■ **REQUIREMENT**
Please write the listing below out again exactly, leaving every picture behind.

■ **RECORDED DATA**

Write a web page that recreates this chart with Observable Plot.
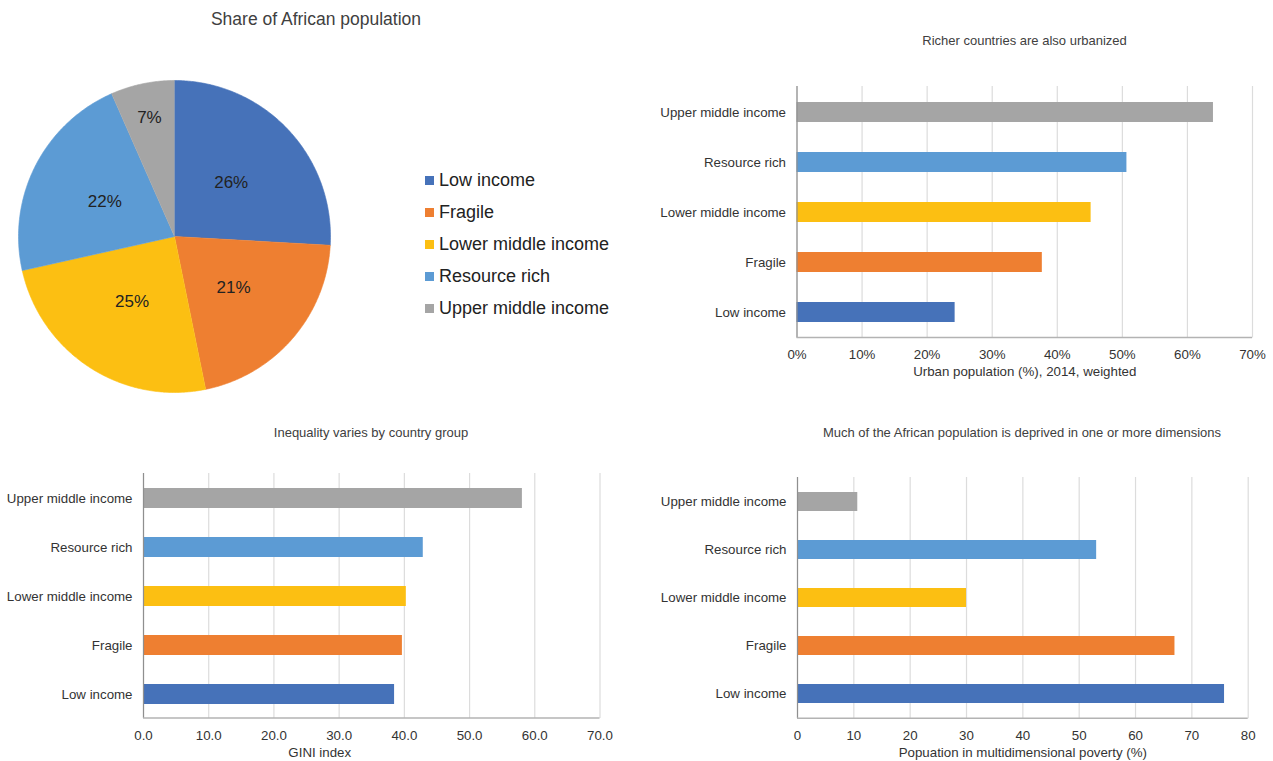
<!DOCTYPE html>
<html><head><meta charset="utf-8">
<script src="https://cdn.jsdelivr.net/npm/d3@7"></script>
<script src="https://cdn.jsdelivr.net/npm/@observablehq/plot@0.6"></script>
<style>
body{margin:0;background:#fff;font-family:"Liberation Sans",Arial,Helvetica,sans-serif;}
#root{position:relative;width:1273px;height:761px;overflow:hidden;background:#fff;}
.panel{position:absolute;}
.panel svg{display:block;overflow:visible;}
.title{position:absolute;transform:translate(-50%,-50%);white-space:nowrap;line-height:1;color:#404040;}
.legend-row{position:absolute;display:flex;align-items:center;height:24px;transform:translateY(-50%);font-size:18px;color:#222;white-space:nowrap;}
.sw{width:9px;height:9px;margin-right:5px;}
</style></head><body><div id="root"></div>
<script>
// ---- data ----
const groups = ["Low income", "Fragile", "Lower middle income", "Resource rich", "Upper middle income"];
const groupColors = ["#4672b9", "#ee7f31", "#fcbf12", "#5c9bd4", "#a5a5a5"];
const populationShare = [25.9, 20.9, 24.7, 21.9, 6.6];
const urbanShare = [24.3, 37.7, 45.2, 50.7, 64.0];
const urbanTicks = [0, 10, 20, 30, 40, 50, 60, 70];
const giniIndex = [38.5, 39.7, 40.3, 42.9, 58.1];
const giniTicks = [0, 10, 20, 30, 40, 50, 60, 70];
const povertyShare = [75.8, 67.0, 30.0, 53.1, 10.7];
const povertyTicks = [0, 10, 20, 30, 40, 50, 60, 70, 80];

const FONT = '"Liberation Sans", Arial, Helvetica, sans-serif';
const root = document.getElementById("root");

function place(node, left, top) {
  const d = document.createElement("div");
  d.className = "panel";
  d.style.left = left + "px";
  d.style.top = top + "px";
  d.appendChild(node);
  root.appendChild(d);
}
function addTitle(text, cx, cy, size) {
  const t = document.createElement("div");
  t.className = "title";
  t.textContent = text;
  t.style.left = cx + "px";
  t.style.top = cy + "px";
  t.style.fontSize = size + "px";
  root.appendChild(t);
}

// ---- pie ----
const pieGen = d3.pie().sort(null).value(d => d.value);
const arcs = pieGen(groups.map((g, i) => ({group: g, value: populationShare[i]})));
const slicePts = [];
const labelPts = [];
arcs.forEach(a => {
  const g = a.data.group;
  slicePts.push({group: g, x: 0, y: 0});
  const n = Math.max(2, Math.ceil((a.endAngle - a.startAngle) / 0.01));
  for (let k = 0; k <= n; k++) {
    const t = a.startAngle + (a.endAngle - a.startAngle) * k / n;
    slicePts.push({group: g, x: Math.sin(t), y: Math.cos(t)});
  }
  const mid = (a.startAngle + a.endAngle) / 2;
  const r = a.data.value < 10 ? 0.78 : 0.5;
  labelPts.push({group: g, x: r * Math.sin(mid), y: r * Math.cos(mid), text: Math.round(a.data.value) + "%"});
});

const pie = Plot.plot({
  width: 312, height: 312,
  marginTop: 0, marginRight: 0, marginBottom: 0, marginLeft: 0,
  style: {fontFamily: FONT, background: "transparent", overflow: "visible"},
  x: {domain: [-1, 1], axis: null},
  y: {domain: [-1, 1], axis: null},
  color: {domain: groups, range: groupColors},
  marks: [
    Plot.line(slicePts, {x: "x", y: "y", z: "group", fill: "group", stroke: "group", strokeWidth: 0.6}),
    Plot.text(labelPts, {x: "x", y: "y", text: "text", fontSize: 17, fill: "#222"})
  ]
});
place(pie, 18, 80);
addTitle("Share of African population", 316, 19.5, 17.5);

// legend
groups.forEach((g, i) => {
  const row = document.createElement("div");
  row.className = "legend-row";
  row.style.left = "425px";
  row.style.top = (180.5 + i * 32) + "px";
  const sw = document.createElement("div");
  sw.className = "sw";
  sw.style.background = groupColors[i];
  const tx = document.createElement("span");
  tx.textContent = g;
  row.appendChild(sw);
  row.appendChild(tx);
  root.appendChild(row);
});

// ---- bar charts ----
function barChart({values, ticks, fmt, label, labelDx = 0, width, height, mL, mR, mT, mB}) {
  const data = groups.map((g, i) => ({group: g, value: values[i]}));
  const x0 = ticks[0], x1 = ticks[ticks.length - 1];
  return Plot.plot({
    width, height,
    marginLeft: mL, marginRight: mR, marginTop: mT, marginBottom: mB,
    style: {fontFamily: FONT, fontSize: "13.3px", color: "#333", background: "transparent", overflow: "visible"},
    x: {domain: [x0, x1], ticks, tickFormat: fmt, tickSize: 0, tickPadding: 12, label: null},
    y: {domain: groups.slice().reverse(), paddingInner: 0.6, paddingOuter: 0.3, tickSize: 0, tickPadding: 11, label: null},
    color: {domain: groups, range: groupColors},
    marks: [
      Plot.ruleX(ticks, {stroke: "#dcdcdc", strokeWidth: 1.2}),
      Plot.barX(data, {x: "value", y: "group", fill: "group"}),
      Plot.ruleX([x0], {stroke: "#8f8f8f", strokeWidth: 1.2}),
      (index, scales, values, dims) => {
        const ln = document.createElementNS("http://www.w3.org/2000/svg", "line");
        const yb = dims.height - dims.marginBottom;
        ln.setAttribute("x1", scales.x(x0));
        ln.setAttribute("x2", scales.x(x1));
        ln.setAttribute("y1", yb);
        ln.setAttribute("y2", yb);
        ln.setAttribute("stroke", "#b3b3b3");
        ln.setAttribute("stroke-width", 1.5);
        return ln;
      },
      Plot.text([label], {frameAnchor: "bottom", dy: 38, dx: labelDx, text: d => d, fontSize: 13.3, fill: "#333"})
    ]
  });
}

const urban = barChart({
  values: urbanShare, ticks: urbanTicks, fmt: d => d + "%",
  label: "Urban population (%), 2014, weighted",
  width: 633, height: 330, mL: 156.5, mR: 21, mT: 26, mB: 52.5
});
place(urban, 640, 60);
addTitle("Richer countries are also urbanized", 1024.5, 40, 13);

const gini = barChart({
  values: giniIndex, ticks: giniTicks, fmt: d => d.toFixed(1),
  label: "GINI index", labelDx: -52,
  width: 640, height: 311, mL: 143, mR: 40.5, mT: 23, mB: 43
});
place(gini, 0, 450);
addTitle("Inequality varies by country group", 371, 432, 13);

const poverty = barChart({
  values: povertyShare, ticks: povertyTicks, fmt: d => String(d),
  label: "Popuation in multidimensional poverty (%)",
  width: 633, height: 311, mL: 157, mR: 25.3, mT: 27, mB: 42.7
});
place(poverty, 640, 450);
addTitle("Much of the African population is deprived in one or more dimensions", 1022, 432, 13);
</script></body></html>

■ **ANSWER TO THE TASK**
Write a web page that recreates this chart with Observable Plot.
<!DOCTYPE html>
<html><head><meta charset="utf-8">
<script src="https://cdn.jsdelivr.net/npm/d3@7"></script>
<script src="https://cdn.jsdelivr.net/npm/@observablehq/plot@0.6"></script>
<style>
body{margin:0;background:#fff;font-family:"Liberation Sans",Arial,Helvetica,sans-serif;}
#root{position:relative;width:1273px;height:761px;overflow:hidden;background:#fff;}
.panel{position:absolute;}
.panel svg{display:block;overflow:visible;}
.title{position:absolute;transform:translate(-50%,-50%);white-space:nowrap;line-height:1;color:#404040;}
.legend-row{position:absolute;display:flex;align-items:center;height:24px;transform:translateY(-50%);font-size:18px;color:#222;white-space:nowrap;}
.sw{width:9px;height:9px;margin-right:5px;}
</style></head><body><div id="root"></div>
<script>
// ---- data ----
const groups = ["Low income", "Fragile", "Lower middle income", "Resource rich", "Upper middle income"];
const groupColors = ["#4672b9", "#ee7f31", "#fcbf12", "#5c9bd4", "#a5a5a5"];
const populationShare = [25.9, 20.9, 24.7, 21.9, 6.6];
const urbanShare = [24.3, 37.7, 45.2, 50.7, 64.0];
const urbanTicks = [0, 10, 20, 30, 40, 50, 60, 70];
const giniIndex = [38.5, 39.7, 40.3, 42.9, 58.1];
const giniTicks = [0, 10, 20, 30, 40, 50, 60, 70];
const povertyShare = [75.8, 67.0, 30.0, 53.1, 10.7];
const povertyTicks = [0, 10, 20, 30, 40, 50, 60, 70, 80];

const FONT = '"Liberation Sans", Arial, Helvetica, sans-serif';
const root = document.getElementById("root");

function place(node, left, top) {
  const d = document.createElement("div");
  d.className = "panel";
  d.style.left = left + "px";
  d.style.top = top + "px";
  d.appendChild(node);
  root.appendChild(d);
}
function addTitle(text, cx, cy, size) {
  const t = document.createElement("div");
  t.className = "title";
  t.textContent = text;
  t.style.left = cx + "px";
  t.style.top = cy + "px";
  t.style.fontSize = size + "px";
  root.appendChild(t);
}

// ---- pie ----
const pieGen = d3.pie().sort(null).value(d => d.value);
const arcs = pieGen(groups.map((g, i) => ({group: g, value: populationShare[i]})));
const slicePts = [];
const labelPts = [];
arcs.forEach(a => {
  const g = a.data.group;
  slicePts.push({group: g, x: 0, y: 0});
  const n = Math.max(2, Math.ceil((a.endAngle - a.startAngle) / 0.01));
  for (let k = 0; k <= n; k++) {
    const t = a.startAngle + (a.endAngle - a.startAngle) * k / n;
    slicePts.push({group: g, x: Math.sin(t), y: Math.cos(t)});
  }
  const mid = (a.startAngle + a.endAngle) / 2;
  const r = a.data.value < 10 ? 0.78 : 0.5;
  labelPts.push({group: g, x: r * Math.sin(mid), y: r * Math.cos(mid), text: Math.round(a.data.value) + "%"});
});

const pie = Plot.plot({
  width: 312, height: 312,
  marginTop: 0, marginRight: 0, marginBottom: 0, marginLeft: 0,
  style: {fontFamily: FONT, background: "transparent", overflow: "visible"},
  x: {domain: [-1, 1], axis: null},
  y: {domain: [-1, 1], axis: null},
  color: {domain: groups, range: groupColors},
  marks: [
    Plot.line(slicePts, {x: "x", y: "y", z: "group", fill: "group", stroke: "group", strokeWidth: 0.6}),
    Plot.text(labelPts, {x: "x", y: "y", text: "text", fontSize: 17, fill: "#222"})
  ]
});
place(pie, 18, 80);
addTitle("Share of African population", 316, 19.5, 17.5);

// legend
groups.forEach((g, i) => {
  const row = document.createElement("div");
  row.className = "legend-row";
  row.style.left = "425px";
  row.style.top = (180.5 + i * 32) + "px";
  const sw = document.createElement("div");
  sw.className = "sw";
  sw.style.background = groupColors[i];
  const tx = document.createElement("span");
  tx.textContent = g;
  row.appendChild(sw);
  row.appendChild(tx);
  root.appendChild(row);
});

// ---- bar charts ----
function barChart({values, ticks, fmt, label, labelDx = 0, width, height, mL, mR, mT, mB}) {
  const data = groups.map((g, i) => ({group: g, value: values[i]}));
  const x0 = ticks[0], x1 = ticks[ticks.length - 1];
  return Plot.plot({
    width, height,
    marginLeft: mL, marginRight: mR, marginTop: mT, marginBottom: mB,
    style: {fontFamily: FONT, fontSize: "13.3px", color: "#333", background: "transparent", overflow: "visible"},
    x: {domain: [x0, x1], ticks, tickFormat: fmt, tickSize: 0, tickPadding: 12, label: null},
    y: {domain: groups.slice().reverse(), paddingInner: 0.6, paddingOuter: 0.3, tickSize: 0, tickPadding: 11, label: null},
    color: {domain: groups, range: groupColors},
    marks: [
      Plot.ruleX(ticks, {stroke: "#dcdcdc", strokeWidth: 1.2}),
      Plot.barX(data, {x: "value", y: "group", fill: "group"}),
      Plot.ruleX([x0], {stroke: "#8f8f8f", strokeWidth: 1.2}),
      (index, scales, values, dims) => {
        const ln = document.createElementNS("http://www.w3.org/2000/svg", "line");
        const yb = dims.height - dims.marginBottom;
        ln.setAttribute("x1", scales.x(x0));
        ln.setAttribute("x2", scales.x(x1));
        ln.setAttribute("y1", yb);
        ln.setAttribute("y2", yb);
        ln.setAttribute("stroke", "#b3b3b3");
        ln.setAttribute("stroke-width", 1.5);
        return ln;
      },
      Plot.text([label], {frameAnchor: "bottom", dy: 38, dx: labelDx, text: d => d, fontSize: 13.3, fill: "#333"})
    ]
  });
}

const urban = barChart({
  values: urbanShare, ticks: urbanTicks, fmt: d => d + "%",
  label: "Urban population (%), 2014, weighted",
  width: 633, height: 330, mL: 156.5, mR: 21, mT: 26, mB: 52.5
});
place(urban, 640, 60);
addTitle("Richer countries are also urbanized", 1024.5, 40, 13);

const gini = barChart({
  values: giniIndex, ticks: giniTicks, fmt: d => d.toFixed(1),
  label: "GINI index", labelDx: -52,
  width: 640, height: 311, mL: 143, mR: 40.5, mT: 23, mB: 43
});
place(gini, 0, 450);
addTitle("Inequality varies by country group", 371, 432, 13);

const poverty = barChart({
  values: povertyShare, ticks: povertyTicks, fmt: d => String(d),
  label: "Popuation in multidimensional poverty (%)",
  width: 633, height: 311, mL: 157, mR: 25.3, mT: 27, mB: 42.7
});
place(poverty, 640, 450);
addTitle("Much of the African population is deprived in one or more dimensions", 1022, 432, 13);
</script></body></html>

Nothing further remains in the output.